Todd Ruger, CQ-Roll Call on

Published in Political News

WASHINGTON — There’s no clear answer to whether Chief Justice John G. Roberts Jr. or a Democrat would preside over a second impeachment trial for President Donald Trump, which could determine how the nation perceives the fairness of the proceedings.

The Constitution states, “When the President of the United States is tried the Chief Justice shall preside.” Roberts presided over Trump’s first impeachment trial a year ago, just the third such trial in history.

But what happens when Trump leaves office on Jan. 20 — before the trial starts — and becomes a former president of the United States? Must the chief justice still preside over the trial? Could he choose to do so?

Or does role that fall to the presiding officer of the Senate, who will be the new vice president, Kamala Harris? Or can the Senate have its president pro tempore, at that time Vermont Democratic Sen. Patrick J. Leahy, preside? Or can the Senate pick an alternate presiding officer under a special order?

Constitutional and congressional experts have no certain answer.

The situation has never come up before — like so many other legal issues in the Trump era — and the nation’s founding document is silent about it.

 

“I really have no idea what is correct, but my instinct is that this is totally novel, so the current actors will likely set the precedent,” said Matt Glassman, a senior fellow at the Government Affairs Institute at Georgetown University.

There’s some incredible timing that raises the question. Ordinarily, the Senate would send an invitation to the chief justice for a trial on the same day it receives a message from the House that the president has been impeached, Majority Leader Mitch McConnell wrote in a memo to Senate Republicans last week.
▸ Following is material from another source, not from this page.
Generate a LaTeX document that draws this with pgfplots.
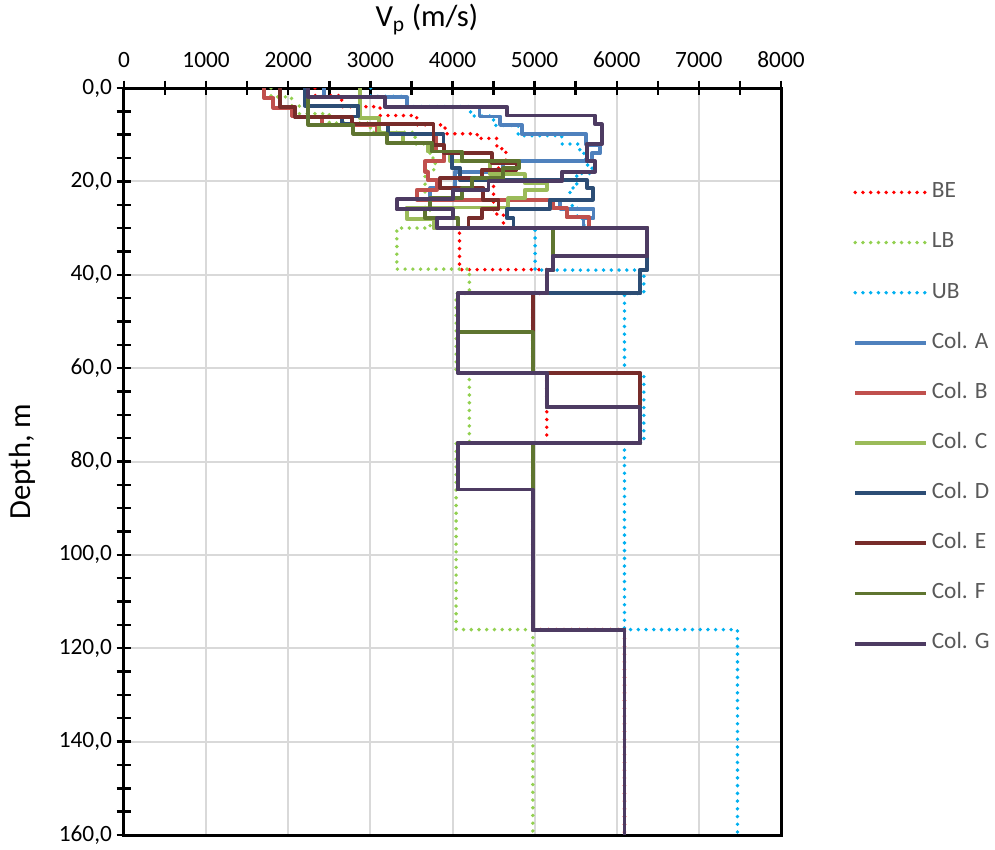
\documentclass[border=0pt]{standalone}
\usepackage{fontspec}
\setmainfont{Carlito}
\usepackage{pgfplots}
\pgfplotsset{compat=1.18}

\definecolor{cBE}{HTML}{FF0000}
\definecolor{cLB}{HTML}{92D050}
\definecolor{cUB}{HTML}{00B0F0}
\definecolor{cA}{HTML}{4F81BD}
\definecolor{cB}{HTML}{C0504D}
\definecolor{cC}{HTML}{9BBB59}
\definecolor{cD}{HTML}{2C4D75}
\definecolor{cE}{HTML}{772C2A}
\definecolor{cF}{HTML}{5F7530}
\definecolor{cG}{HTML}{4D3B62}
\definecolor{gridgray}{HTML}{D9D9D9}
\definecolor{legtext}{HTML}{595959}

\newcommand\chartfont{\fontsize{17.5}{21}\selectfont}
\newcommand\titlefont{\fontsize{23}{27}\selectfont}

\pgfplotsset{
  dotprof/.style={line width=2.9pt, line cap=round, dash pattern=on 0pt off 5.8pt},
  solprof/.style={line width=2.9pt, line join=round},
}

\begin{document}
\begin{tikzpicture}
\path[use as bounding box] (-93pt,-10.5pt) rectangle (653.25pt,626.25pt);
\begin{axis}[
  at={(0,0)}, anchor=south west,
  scale only axis, width=492.75pt, height=560.25pt,
  xmin=0, xmax=8000, ymin=0, ymax=160,
  y dir=reverse,
  xtick={0,1000,...,8000}, ytick={0,20,...,160},
  minor x tick num=1, minor y tick num=3,
  xtick pos=right, xticklabel pos=right,
  ytick pos=left, yticklabel pos=left,
  scaled x ticks=false,
  tick align=center,
  major tick length=11pt, minor tick length=11pt,
  tick style={black, line width=1.8pt},
  axis line style={black, line width=2.25pt},
  grid=major,
  major grid style={gridgray, line width=1.5pt},
  /pgf/number format/assume math mode=true,
  ticklabel style={font=\chartfont},
  xticklabel style={/pgf/number format/1000 sep={}, yshift=6.5pt},
  yticklabel style={/pgf/number format/.cd, fixed, fixed zerofill, precision=1, use comma},
  xlabel={V\textsubscript{p} (m/s)},
  ylabel={Depth, m},
  xlabel style={font=\titlefont, at={(axis description cs:0.461,1)}, anchor=center, yshift=51pt},
  ylabel style={font=\titlefont, at={(axis description cs:0,0.5)}, anchor=center, yshift=76.5pt},
  legend cell align=left,
  legend image code/.code={\path (0pt,-7.2pt); \draw[#1] (0pt,0pt) -- (53pt,0pt);},
  legend style={at={(axis description cs:1.110,0.8745)}, anchor=north west,
    draw=none, fill=none, inner sep=0pt, outer sep=0pt,
    row sep=20.95pt, /tikz/column sep=3pt,
    font=\chartfont, text=legtext,
    nodes={inner sep=0pt, text height=12pt, text depth=4pt}},
  no markers,
]

% best estimate
\addplot[cBE, dotprof] coordinates {
(2326,0)(2326,1.6)(2650,1.6)(2650,4.0)(3118,4.0)(3118,5.9)(3565,5.9)(3565,7.9)
(3910,7.9)(3910,9.8)(4300,9.8)(4300,10.8)(4540,10.8)(4540,13.0)(4650,13.0)(4650,16.0)
(4560,16.0)(4560,19.0)(4500,19.0)(4500,27.0)(4620,27.0)(4620,30.0)(4085,30.0)(4085,38.9)
(5148,38.9)(5148,44.0)(4978,44.0)(4978,61.0)(5148,61.0)(5148,76.0)(4978,76.0)(4978,116.0)
(6094,116.0)(6094,160)};
\addlegendentry{BE}

% lower bound
\addplot[cLB, dotprof] coordinates {
(1790,0)(1790,1.9)(2040,1.9)(2040,3.8)(2135,3.8)(2135,5.5)(2500,5.5)(2500,7.5)
(3000,7.5)(3000,9.5)(3545,9.5)(3545,12.0)(3727,12.0)(3727,15.0)(3790,15.0)(3790,17.5)
(3666,17.5)(3666,26.0)(3727,26.0)(3727,30.0)(3322,30.0)(3322,38.8)(4205,38.8)(4205,44.0)
(4044,44.0)(4044,61.0)(4205,61.0)(4205,76.0)(4044,76.0)(4044,116.0)(4978,116.0)(4978,160)};
\addlegendentry{LB}

% upper bound
\addplot[cUB, dotprof] coordinates {
(3005,0)(3005,1.8)(3450,1.8)(3450,4.0)(4220,4.0)(4220,6.0)(4500,6.0)(4500,8.0)
(4800,8.0)(4800,10.2)(5330,10.2)(5330,12.0)(5550,12.0)(5550,14.0)(5620,14.0)(5620,16.5)
(5700,16.5)(5700,18.3)(5513,18.3)(5513,21.4)(5430,21.4)(5430,25.2)(5520,25.2)(5520,28.0)
(5600,28.0)(5600,30.0)(5006,30.0)(5006,39.0)(6330,39.0)(6330,44.0)(6094,44.0)(6094,61.0)
(6330,61.0)(6330,76.0)(6094,76.0)(6094,116.0)(7470,116.0)(7470,160)};
\addlegendentry{UB}

\addplot[cA, solprof] coordinates {
(2436,0)(2436,2.0)(3443,2.0)(3443,4.0)(4328,4.0)(4328,6.1)(4580,6.1)(4580,7.9)
(4844,7.9)(4844,9.9)(5626,9.9)(5626,12.2)(5798,12.2)(5798,14.0)(5696,14.0)(5696,15.7)
(4620,15.7)(4620,17.9)(4030,17.9)(4030,21.4)(3727,21.4)(3727,23.9)(5310,23.9)(5310,25.9)
(5717,25.9)(5717,27.9)(5595,27.9)(5595,30.0)(6366,30.0)(6366,39.0)(6285,39.0)(6285,44.0)
(4072,44.0)(4072,61.0)(5148,61.0)(5148,68.3)(6285,68.3)(6285,76.0)(4072,76.0)(4072,86.0)
(4978,86.0)(4978,116.0)(6094,116.0)(6094,160)};
\addlegendentry{Col. A}

\addplot[cB, solprof] coordinates {
(1705,0)(1705,2.1)(1819,2.1)(1819,4.2)(2040,4.2)(2040,6.1)(2415,6.1)(2415,7.9)
(3077,7.9)(3077,9.9)(3800,9.9)(3800,13.6)(3900,13.6)(3900,15.7)(3666,15.7)(3666,17.9)
(3700,17.9)(3700,19.7)(3810,19.7)(3810,21.8)(3565,21.8)(3565,23.9)(5220,23.9)(5220,25.7)
(5390,25.7)(5390,27.7)(5665,27.7)(5665,30.0)(6366,30.0)(6366,36.0)(5221,36.0)(5221,39.0)
(5148,39.0)(5148,44.0)(4072,44.0)(4072,61.0)(5148,61.0)(5148,68.3)(6285,68.3)(6285,76.0)
(4072,76.0)(4072,86.0)(4978,86.0)(4978,116.0)(6094,116.0)(6094,160)};
\addlegendentry{Col. B}

\addplot[cC, solprof] coordinates {
(2874,0)(2874,6.5)(3100,6.5)(3100,9.7)(3402,9.7)(3402,11.8)(3700,11.8)(3700,13.6)
(3970,13.6)(3970,15.7)(4458,15.7)(4458,18.5)(4880,18.5)(4880,20.4)(5148,20.4)(5148,21.8)
(4880,21.8)(4880,23.6)(4680,23.6)(4680,25.6)(3443,25.6)(3443,28.0)(3768,28.0)(3768,30.0)
(6366,30.0)(6366,36.0)(5221,36.0)(5221,39.0)(5148,39.0)(5148,44.0)(4072,44.0)(4072,61.0)
(5148,61.0)(5148,68.3)(6285,68.3)(6285,76.0)(4072,76.0)(4072,86.0)(4978,86.0)(4978,116.0)
(6094,116.0)(6094,160)};
\addlegendentry{Col. C}

\addplot[cD, solprof] coordinates {
(2205,0)(2205,3.8)(2854,3.8)(2854,6.1)(2650,6.1)(2650,7.8)(3210,7.8)(3210,9.9)
(3890,9.9)(3890,13.6)(3991,13.6)(3991,17.2)(4093,17.2)(4093,19.7)(5636,19.7)(5636,21.4)
(5708,21.4)(5708,23.9)(5188,23.9)(5188,25.9)(4661,25.9)(4661,27.9)(4742,27.9)(4742,30.0)
(6366,30.0)(6366,39.0)(6285,39.0)(6285,44.0)(4072,44.0)(4072,61.0)(5148,61.0)(5148,68.3)
(6285,68.3)(6285,76.0)(4072,76.0)(4072,86.0)(4978,86.0)(4978,116.0)(6094,116.0)(6094,160)};
\addlegendentry{Col. D}

\addplot[cE, solprof] coordinates {
(1900,0)(1900,4.0)(2083,4.0)(2083,6.3)(2773,6.3)(2773,7.8)(3768,7.8)(3768,12.2)
(3900,12.2)(3900,14.0)(4478,14.0)(4478,16.0)(4780,16.0)(4780,17.5)(4357,17.5)(4357,19.3)
(3850,19.3)(3850,21.4)(4376,21.4)(4376,23.9)(4560,23.9)(4560,25.9)(4357,25.9)(4357,27.9)
(4194,27.9)(4194,30.0)(6366,30.0)(6366,36.0)(5221,36.0)(5221,39.0)(5148,39.0)(5148,44.0)
(4978,44.0)(4978,61.0)(6285,61.0)(6285,76.0)(4072,76.0)(4072,86.0)(4978,86.0)(4978,116.0)
(6094,116.0)(6094,160)};
\addlegendentry{Col. E}

\addplot[cF, solprof] coordinates {
(2245,0)(2245,7.9)(2793,7.9)(2793,9.8)(3199,9.8)(3199,11.8)(3747,11.8)(3747,13.6)
(4113,13.6)(4113,15.7)(4813,15.7)(4813,17.2)(4620,17.2)(4620,19.3)(4235,19.3)(4235,21.4)
(4113,21.4)(4113,23.6)(3727,23.6)(3727,25.9)(3666,25.9)(3666,27.9)(4072,27.9)(4072,30.0)
(5221,30.0)(5221,39.0)(5148,39.0)(5148,44.0)(4072,44.0)(4072,52.3)(4978,52.3)(4978,61.0)
(5148,61.0)(5148,68.3)(6285,68.3)(6285,76.0)(4978,76.0)(4978,116.0)(6094,116.0)(6094,160)};
\addlegendentry{Col. F}

\addplot[cG, solprof] coordinates {
(2245,0)(2245,2.0)(3179,2.0)(3179,4.0)(4661,4.0)(4661,5.9)(5737,5.9)(5737,7.8)
(5818,7.8)(5818,12.0)(5636,12.0)(5636,15.7)(5737,15.7)(5737,17.9)(5331,17.9)(5331,20.0)
(4438,20.0)(4438,21.8)(4010,21.8)(4010,23.8)(3321,23.8)(3321,26.0)(4010,26.0)(4010,27.9)
(3810,27.9)(3810,30.0)(6366,30.0)(6366,36.0)(5221,36.0)(5221,39.0)(5148,39.0)(5148,44.0)
(4072,44.0)(4072,61.0)(5148,61.0)(5148,68.3)(6285,68.3)(6285,76.0)(4072,76.0)(4072,86.0)
(4978,86.0)(4978,116.0)(6094,116.0)(6094,160)};
\addlegendentry{Col. G}

\end{axis}
\end{tikzpicture}
\end{document}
That would be Jan. 19, when the Senate returns to regular session and Trump is still president. But Trump no longer will be president at noon on Jan. 20, and Senate impeachment rules mean the trial couldn’t start until after he’s left office, McConnell wrote in the memo, obtained by The Washington Post.

“Whether the Chief Justice would actually preside over the trial after President Trump ceases to be President on January 20, however, is unclear,” McConnell wrote.